COLUNISTA
No artigo da semana passada apresentei o conceito de causação circular cumulativa, elaborado pelo economista sueco Karl Gunnar Myrdal (1898-1987), um dos economistas mais importantes do século XX: professor da Universidade de Estocolmo, membro do parlamento sueco, ministro da indústria e comércio e secretário executivo da Comissão das Nações Unidas para a Europa em 1947, foi também ganhador do Prêmio do Banco da Suécia em Economia em 1974.
O conceito de causação circular cumulativa não é fácil de ser compreendido por economistas formados na teoria econômica mais convencional, que trata os fatores econômicos isoladamente e, portanto, não entendem como fatores econômicos e sociais interagem. Mas é um conceito fácil de ser entendido pelas pessoas que, mesmo não conhecendo a teoria econômica convencional vivem na economia concreta de um país menos desenvolvido como o nosso, especialmente aquelas que vivem nas periferias.
Afirmar que existe uma causação circular cumulativa significa afirmar que o funcionamento da economia envolve processos circulares, isto é, situações que se reforçam e se aprofundam, tanto para o bem como para o mal. Estes processos circulares surgem pela combinação justamente de fatores econômicos e sociais.
Por exemplo, vamos supor uma população pobre, vivendo na periferia de uma grande cidade, seja do Brasil ou de outro país menos desenvolvido. Por serem usualmente marginalizadas, vivem em situação de insegurança social, com pouco acesso a benefícios sociais como educação, saúde e moradias decentes, isto é, sem infraestruturas básicas como redes de água tratada e esgotos.
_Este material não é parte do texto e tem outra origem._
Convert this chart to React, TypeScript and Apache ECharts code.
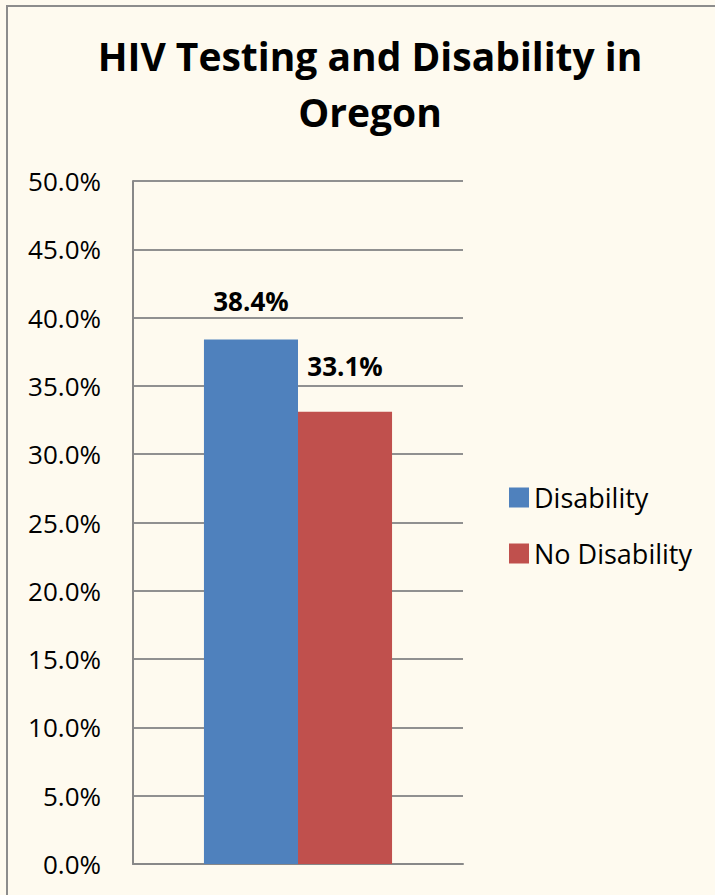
import React, { useEffect, useRef } from "react";
import * as echarts from "echarts";

const categories = ["Oregon"];
const seriesNames = ["Disability", "No Disability"];
const disabilityValues = [38.4];
const noDisabilityValues = [33.1];
const yTicks = [0, 5, 10, 15, 20, 25, 30, 35, 40, 45, 50];

const FONT = "'Open Sans', 'Noto Sans', sans-serif";
const BG = "#FEFAEF";

export default function App() {
  const ref = useRef<HTMLDivElement>(null);
  useEffect(() => {
    if (!ref.current) return;
    const chart = echarts.init(ref.current, undefined, { renderer: "svg" });
    chart.setOption({
      animation: false,
      backgroundColor: BG,
      title: {
        text: "HIV Testing and Disability in\nOregon",
        left: 365,
        textAlign: "center",
        top: 22,
        textStyle: {
          fontFamily: FONT,
          fontWeight: "bold",
          fontSize: 39,
          lineHeight: 56,
          color: "#000",
        },
      },
      legend: {
        orient: "vertical",
        left: 509,
        top: 484,
        padding: 0,
        itemWidth: 20,
        itemHeight: 20,
        itemGap: 29,
        icon: "rect",
        data: seriesNames,
        textStyle: { fontFamily: FONT, fontSize: 27, lineHeight: 20, color: "#000" },
      },
      grid: { left: 133, right: 252, top: 181, bottom: 31, containLabel: false },
      xAxis: {
        type: "category",
        data: categories,
        axisLine: { show: true, lineStyle: { color: "#888", width: 2 } },
        axisTick: { show: false },
        axisLabel: { show: false },
      },
      yAxis: {
        type: "value",
        min: yTicks[0],
        max: yTicks[yTicks.length - 1],
        interval: 5,
        axisLine: { show: true, lineStyle: { color: "#888", width: 2 } },
        axisTick: { show: false },
        splitLine: { show: true, lineStyle: { color: "#909090", width: 2 } },
        axisLabel: {
          margin: 32,
          fontFamily: FONT,
          fontSize: 26,
          color: "#000",
          formatter: (v: number) => v.toFixed(1) + "%",
        },
      },
      series: [
        {
          name: seriesNames[0],
          type: "bar",
          data: disabilityValues,
          barGap: "0%",
          barCategoryGap: "43%",
          itemStyle: { color: "#4F81BD" },
          label: {
            show: true,
            position: "top",
            distance: 25,
            fontFamily: FONT,
            fontWeight: "bold",
            fontSize: 26,
            color: "#000",
            formatter: (p: any) => p.value.toFixed(1) + "%",
          },
        },
        {
          name: seriesNames[1],
          type: "bar",
          data: noDisabilityValues,
          barGap: "0%",
          barCategoryGap: "43%",
          itemStyle: { color: "#C0504D" },
          label: {
            show: true,
            position: "top",
            distance: 33,
            fontFamily: FONT,
            fontWeight: "bold",
            fontSize: 26,
            color: "#000",
            formatter: (p: any) => p.value.toFixed(1) + "%",
          },
        },
      ],
      graphic: [
        {
          type: "rect",
          shape: { x: 7, y: 6, width: 800, height: 1000 },
          style: { fill: "none", stroke: "#8C8C8C", lineWidth: 2 },
          silent: true,
        },
      ],
    });
    return () => chart.dispose();
  }, []);
  return (
    <div
      ref={ref}
      style={{ position: "fixed", left: 0, top: 0, width: 715, height: 895, background: BG }}
    />
  );
}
Em razão disto, sua produtividade é baixa (um fator econômico), pois seu nível educacional é baixo e sua saúde precária (fatores sociais). Como sua produtividade é baixa, estas pessoas conseguem apenas empregos de baixa remuneração, ou empregos ocasionais ou ainda desenvolvem atividades autônomas mal remuneradas, obtendo assim rendimentos reduzidos. Em função destes rendimentos reduzidos, estes indivíduos não conseguem ter acesso à saúde, educação ou melhorar suas condições de moradia e, desta forma, eles e seus filhos permanecem presos a uma situação de pobreza em um círculo vicioso ou, como chamou Gunnar Myrdal, em um processo de causação circular cumulativa de caráter negativo.
Existe uma causação circular positiva? Sim, se as condições forem favoráveis. Compare a situação que acabamos de descrever com a situação nas áreas mais nobres das grandes cidades de países menos desenvolvidos, como o Brasil. Nestas áreas as pessoas têm um padrão de vida elevado, acesso à educação e saúde de qualidade, e suas moradias dispõem de toda a infraestrutura necessária para a vida moderna. Por conseguinte, estes indivíduos têm produtividade elevada, obtém empregos estáveis com melhor remuneração e conseguem sustentar suas condições de vida, para si mesmos e seus filhos. Trata-se de um processo de causação circular cumulativa positivo, que consolida e reforça sua situação nos segmentos superiores da pirâmide social.
Resumindo, o processo de causação circular cumulativa reforça as desigualdades já existentes, combinando fatores econômicos e sociais. Vamos considerar agora a revolução digital que se anuncia, a chamada indústria 4.0, que vai combinar a tecnologia digital (especialmente a inteligência artificial) com o acesso à internet e com a robótica. Estudos têm demonstrado que, enquanto vários empregos de nível médio e superior que envolvem padronização das tarefas serão eliminados (como, por exemplo, advogados tributários e médicos especializados em diagnóstico por imagem), empregos que exigem capacidade de análise de informações e criatividade deverão ser mais demandados.
Ocorre que a capacidade para a análise de informações e o exercício de criatividade no trabalho dependem de um nível de educação elevado, com condições de vida favoráveis, isto é, acesso à saúde, à moradia e à educação que permitam ao indivíduos se concentrarem em tarefas intelectuais. Em função do processo de causação circular cumulativa de caráter negativo nas periferias e positivo nas áreas nobres das grandes cidades, a criação de empregos na era digital deve aprofundar o fosso entre os grupos sociais discriminados e os grupos em melhor situação, a menos que algo seja feito para reduzir este fosso.
Se nada for feito, o admirável mundo novo que se aproxima vai piorar o pesadelo em que já vivemos.